Jess Abbott is a busy gal. Not necessarily busy to the point of breaking, but busy in the sense that she always has something creative to do. Having Now, Now to think about at most times, one may feel as if her solo project Tancred doesn’t get much slack from her able-bodied schedule, which happens to also include running indie record label Cardinal White Records. Well, one shouldn’t make such presumptuous thoughts because Tancred, the engrossed songstress’ second full-length solo record, is quite a welcome gem to the Topshelf Records family.
The record gets underway with its debut single “The Ring”, which is a wonderfully upbeat track in the vein of late ’80s pop. The track is laden with quasi-existential lyrics of a distant love which feel, at times, all too real: “I can still remember how you kiss/I can’t believe this is it.” “Creases” has some of my favorite lyrical work on the entire record, making Abbott come across as the female version of Into It. Over It. in a few ways: “If I’m laying this map out for you/Could you make sure to fold it up right?” “Radio” offers a lo-fi ‘lude of sorts while the next track “Twelve” wakes the listener up with a deep, ambient, almost haunting backbone.
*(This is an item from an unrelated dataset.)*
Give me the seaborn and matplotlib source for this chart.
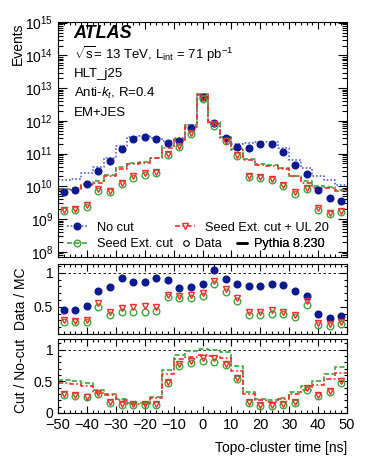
import numpy as np
import matplotlib
matplotlib.use('Agg')
import matplotlib.pyplot as plt
from matplotlib.lines import Line2D
from matplotlib.ticker import MultipleLocator, FixedLocator, FuncFormatter, LogLocator, NullFormatter
import seaborn as sns

# topo-cluster time bins [ns]
bin_edges = list(range(-50, 51, 4))
time_ns = [-48, -44, -40, -36, -32, -28, -24, -20, -16, -12, -8, -4, 0,
           4, 8, 12, 16, 20, 24, 28, 32, 36, 40, 44, 48]

# events, data
data_nocut = [6.5e9, 7.8e9, 1.2e10, 2.9e10, 6.0e10, 1.4e11, 2.8e11, 3.3e11, 2.7e11, 2.1e11, 2.5e11, 6.0e11, 5.5e12,
              8.9e11, 2.9e11, 1.6e11, 1.5e11, 2.0e11, 2.0e11, 1.1e11, 4.5e10, 2.4e10, 7.9e9, 4.3e9, 3.5e9]
data_seed = [1.75e9, 1.85e9, 2.4e9, 7.4e9, 6.6e9, 1.15e10, 1.85e10, 2.2e10, 2.5e10, 9.2e10, 1.6e11, 4.1e11, 4.7e12,
             7.2e11, 2.4e11, 8.6e10, 1.95e10, 1.75e10, 1.55e10, 1.0e10, 6.0e9, 8.0e9, 1.9e9, 1.4e9, 1.65e9]
data_ul20 = [1.9e9, 2.0e9, 2.6e9, 8.1e9, 7.2e9, 1.3e10, 2.1e10, 2.5e10, 2.8e10, 9.8e10, 1.7e11, 4.4e11, 5.0e12,
             7.9e11, 2.5e11, 9.1e10, 2.1e10, 1.9e10, 1.7e10, 1.1e10, 6.5e9, 8.7e9, 2.1e9, 1.5e9, 1.8e9]

# events, Pythia 8.230
mc_nocut = [1.6e10, 1.7e10, 2.5e10, 4.0e10, 7.2e10, 1.7e11, 3.2e11, 3.5e11, 3.0e11, 2.5e11, 3.0e11, 7.6e11, 6.6e12,
            9.1e11, 3.3e11, 1.9e11, 2.1e11, 2.3e11, 2.3e11, 1.5e11, 6.5e10, 3.5e10, 2.0e10, 1.6e10, 1.1e10]
mc_seed = [8.3e9, 8.7e9, 1.2e10, 1.5e10, 2.2e10, 3.8e10, 5.1e10, 5.6e10, 7.5e10, 1.7e11, 2.8e11, 7.4e11, 6.7e12,
           9.0e11, 3.2e11, 1.4e11, 6.9e10, 4.9e10, 4.6e10, 3.6e10, 2.1e10, 1.5e10, 1.0e10, 9.8e9, 7.9e9]
mc_ul20 = [7.5e9, 7.8e9, 1.1e10, 1.25e10, 2.0e10, 3.4e10, 4.8e10, 5.3e10, 7.2e10, 1.5e11, 2.6e11, 6.7e11, 6.0e12,
           8.2e11, 2.9e11, 1.3e11, 6.3e10, 4.6e10, 4.1e10, 3.4e10, 2.0e10, 1.3e10, 9.0e9, 8.6e9, 7.0e9]

# Data / MC
dmc_nocut = [0.456, 0.456, 0.505, 0.735, 0.79, 0.92, 0.86, 0.87, 0.93, 0.89, 0.78, 0.79, 0.83,
             1.045, 0.91, 0.83, 0.81, 0.81, 0.83, 0.82, 0.73, 0.66, 0.40, 0.34, 0.36]
dmc_ul20 = [0.30, 0.29, 0.30, 0.55, 0.42, 0.48, 0.50, 0.51, 0.49, 0.68, 0.66, 0.67, 0.70,
            0.88, 0.76, 0.63, 0.42, 0.43, 0.46, 0.43, 0.38, 0.58, 0.26, 0.25, 0.28]
dmc_seed = [0.27, 0.27, 0.28, 0.50, 0.38, 0.42, 0.42, 0.42, 0.44, 0.64, 0.63, 0.63, 0.66,
            0.84, 0.72, 0.59, 0.38, 0.38, 0.39, 0.39, 0.35, 0.53, 0.23, 0.22, 0.24]

# Cut / No-cut
cut_data_ul20 = [0.30, 0.29, 0.26, 0.31, 0.17, 0.14, 0.14, 0.14, 0.15, 0.49, 0.77, 0.83, 0.87,
                 0.87, 0.78, 0.56, 0.17, 0.12, 0.12, 0.15, 0.17, 0.40, 0.29, 0.34, 0.51]
cut_data_seed = [0.28, 0.27, 0.25, 0.30, 0.16, 0.12, 0.12, 0.12, 0.13, 0.47, 0.74, 0.79, 0.82,
                 0.80, 0.76, 0.53, 0.16, 0.11, 0.11, 0.13, 0.16, 0.37, 0.27, 0.33, 0.48]
cut_mc_seed = [0.52, 0.51, 0.47, 0.365, 0.30, 0.225, 0.16, 0.16, 0.25, 0.68, 0.92, 0.98, 1.01,
               0.99, 0.96, 0.74, 0.33, 0.215, 0.20, 0.24, 0.33, 0.42, 0.51, 0.61, 0.72]
cut_mc_ul20 = [0.47, 0.46, 0.43, 0.31, 0.28, 0.20, 0.15, 0.15, 0.24, 0.61, 0.85, 0.88, 0.91,
               0.90, 0.87, 0.67, 0.30, 0.20, 0.18, 0.225, 0.30, 0.365, 0.45, 0.535, 0.64]

navy = '#0b1a8f'
blue = '#5560e0'
green = '#3aaa3a'
red = '#ff2a2a'
dotted = (0, (1, 1.2))
dashed = (0, (3, 1.5))
dashdot = (0, (3, 1.5, 1, 1.5))
ms = 4.8

sns.set_theme(style='ticks')
plt.rcParams['font.family'] = ['Liberation Sans', 'DejaVu Sans']
plt.rcParams['mathtext.fontset'] = 'custom'
plt.rcParams['mathtext.rm'] = 'Liberation Sans'
plt.rcParams['mathtext.it'] = 'Liberation Sans:italic'
plt.rcParams['mathtext.bf'] = 'Liberation Sans:bold'
plt.rcParams['mathtext.default'] = 'regular'
plt.rcParams['axes.linewidth'] = 0.8
plt.rcParams['text.color'] = 'black'
plt.rcParams['axes.labelcolor'] = 'black'

W, H = 366, 474
fig = plt.figure(figsize=(W / 100, H / 100), dpi=100)


def box(x0, y0, x1, y1):
    return [x0 / W, 1 - y1 / H, (x1 - x0) / W, (y1 - y0) / H]


ax0 = fig.add_axes(box(58, 22, 347, 257))
ax1 = fig.add_axes(box(58, 264, 347, 334))
ax2 = fig.add_axes(box(58, 339, 347, 413))


def step(ax, vals, color, ls):
    sns.histplot(x=time_ns, weights=vals, bins=bin_edges, element='step', fill=False,
                 color=color, linestyle=ls, linewidth=1.2, ax=ax)


def points(ax, vals, color, marker, filled):
    sns.lineplot(x=time_ns, y=vals, ax=ax, linestyle='none', marker=marker, markersize=ms,
                 markerfacecolor=color if filled else 'none', markeredgecolor=color,
                 markeredgewidth=1.0, color=color, legend=False)


# main panel
step(ax0, mc_nocut, blue, dotted)
step(ax0, mc_seed, green, dashed)
step(ax0, mc_ul20, red, dashdot)
points(ax0, data_nocut, navy, 'o', True)
points(ax0, data_seed, green, 'o', False)
points(ax0, data_ul20, red, 'v', False)
ax0.set_yscale('log')

# data / MC
ax1.axhline(1, color='black', lw=0.6, ls=(0, (3, 3)))
points(ax1, dmc_nocut, navy, 'o', True)
points(ax1, dmc_seed, green, 'o', False)
points(ax1, dmc_ul20, red, 'v', False)
ax1.set_ylim(0.1, 1.13)

# cut / no-cut
ax2.axhline(1, color='black', lw=0.6, ls=(0, (3, 3)))
step(ax2, cut_mc_seed, green, dashed)
step(ax2, cut_mc_ul20, red, dashdot)
points(ax2, cut_data_seed, green, 'o', False)
points(ax2, cut_data_ul20, red, 'v', False)
ax2.set_ylim(0, 1.17)

fmt = FuncFormatter(lambda v, p: f'{v:g}')
for ax in (ax0, ax1, ax2):
    ax.set_xlim(-50, 50)
    ax.xaxis.set_major_locator(MultipleLocator(10))
    ax.xaxis.set_minor_locator(MultipleLocator(2))
    ax.tick_params(which='both', direction='in', top=True, right=True, labelsize=10,
                   colors='black', width=0.8, pad=3.5)
    ax.tick_params(which='major', length=5)
    ax.tick_params(which='minor', length=2.5)
    for s in ax.spines.values():
        s.set_color('black')
    ax.set_xlabel('')
    ax.set_ylabel('')

ax0.yaxis.set_major_locator(LogLocator(base=10, numticks=20))
ax0.yaxis.set_minor_locator(LogLocator(base=10, subs=np.arange(2, 10), numticks=20))
ax0.yaxis.set_minor_formatter(NullFormatter())
ax0.tick_params(axis='y', which='major', length=6.5)
ax0.tick_params(axis='y', which='minor', length=3.5)
ax0.set_ylim(6.9e7, 1.05e15)

ax1.yaxis.set_major_locator(FixedLocator([0.5, 1]))
ax1.yaxis.set_minor_locator(MultipleLocator(0.1))
ax1.yaxis.set_major_formatter(fmt)
ax2.yaxis.set_major_locator(FixedLocator([0, 0.5, 1]))
ax2.yaxis.set_minor_locator(MultipleLocator(0.1))
ax2.yaxis.set_major_formatter(fmt)
ax2.tick_params(axis='x', labelsize=10.5)
for ax in (ax0, ax1):
    ax.xaxis.set_major_formatter(NullFormatter())
    ax.tick_params(axis='x', labelbottom=False)

ax0.set_ylabel('Events', fontsize=10, loc='top')
ax0.yaxis.set_label_coords(-0.115, 1.0)
ax1.set_ylabel('Data / MC', fontsize=10)
ax1.yaxis.set_label_coords(-0.105, 0.5)
ax2.set_ylabel('Cut / No-cut', fontsize=10)
ax2.yaxis.set_label_coords(-0.105, 0.5)
ax2.set_xlabel('Topo-cluster time [ns]', fontsize=10, loc='right')
ax2.xaxis.set_label_coords(1.0, -0.38)

# labels in the main panel
fig.text(73 / W, 1 - 38 / H, 'ATLAS', fontsize=13, fontweight='bold', fontstyle='italic', va='baseline')
fig.text(74 / W, 1 - 59.5 / H, r'$\sqrt{s}$= 13 TeV, L$_{\rm int}$ = 71 pb$^{-1}$', fontsize=9.5, va='baseline')
fig.text(74 / W, 1 - 77.5 / H, 'HLT_j25', fontsize=9.5, va='baseline')
fig.text(74 / W, 1 - 97 / H, r'Anti-$\mathit{k}_{\mathit{t}}$, R=0.4', fontsize=9.5, va='baseline')
fig.text(74 / W, 1 - 116.5 / H, 'EM+JES', fontsize=9.5, va='baseline')

# legend
entries = [
    (Line2D([], [], color=blue, ls=dotted, lw=1.2, marker='o', ms=ms, mfc=navy, mec=navy),
     'No cut', 67, 227.7, 1.56, 0.78),
    (Line2D([], [], color=green, ls=dashed, lw=1.2, marker='o', ms=ms, mfc='none', mec=green),
     'Seed Ext. cut', 67, 244.3, 1.56, 0.78),
    (Line2D([], [], color=red, ls=dashdot, lw=1.2, marker='v', ms=ms, mfc='none', mec=red),
     'Seed Ext. cut + UL 20', 175, 227.7, 1.56, 0.78),
    (Line2D([], [], color='black', ls='none', marker='o', ms=4, mfc='none', mec='black', mew=0.8),
     'Data', 181, 244.3, 0.78, 0.3),
    (Line2D([], [], color='black', ls='-', lw=1.8),
     'Pythia 8.230', 237, 244.3, 0.78, 0.55),
]
for handle, label, lx, ly, hl, tp in entries:
    leg = ax0.legend([handle], [label], loc='center left', bbox_to_anchor=(lx / W, 1 - ly / H),
                     bbox_transform=fig.transFigure, frameon=False, fontsize=9.2, borderpad=0,
                     borderaxespad=0, handlelength=hl, handletextpad=tp)
    ax0.add_artist(leg)

fig.savefig('out.png', dpi=100)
Halfway through the record is “Indiana”, which is Abbott’s devoted offering to her emo ancestors: “Now you treat me like something caught between your teeth…how did I become so obsolete?” Following that is “Hard to Leave”, the record’s low point in my ears. While the track as a whole is well fleshed out, there’s not much connection to Abbott’s voice and the driving tone we’re offered. I’m expecting her to shout out halfway through the track to accompany the heavy riffs and snare smacks, but she stays the same as she began. The record closes with a beautiful piano ballad titled “The Worst Kind”, which shows Abbott listing off some insecurities which may or may not even be her own. That’s for us to decide.
One thing the record does that stands out to my ever-ticking mind is that a few songs end so abruptly that I barely have time to recount what I’ve heard. On paper, it looks like a minuscule aspect, but as a listener, it’s something that I’ve deemed rather trying. To me, the best thing about Tancred is that eight of the 11 tracks clock in at less than three minutes, making a roughly 28-minute album, which is ideal for a quick burst of creativity, study breaks, or sing-alongs. What we’re given with that is 11 tracks of self-identification and clarity, something everyone should come to terms with.
Being more of a Now, Now fan, this record is my personal first taste of Tancred. I didn’t know what to expect going into it except that I knew how talented Abbott was from the get-go, especially having seen her flagship band perform live last year. I’d written a mini-review of Now, Now’s Threads (over at my blog) as it was one of my top releases of 2012; in it, I mentioned that “it’s really a feat of excellence that three people can create something so wonderful.” Tancred has shown me that one person can do just the same.
Tancred is available now via Topshelf Records.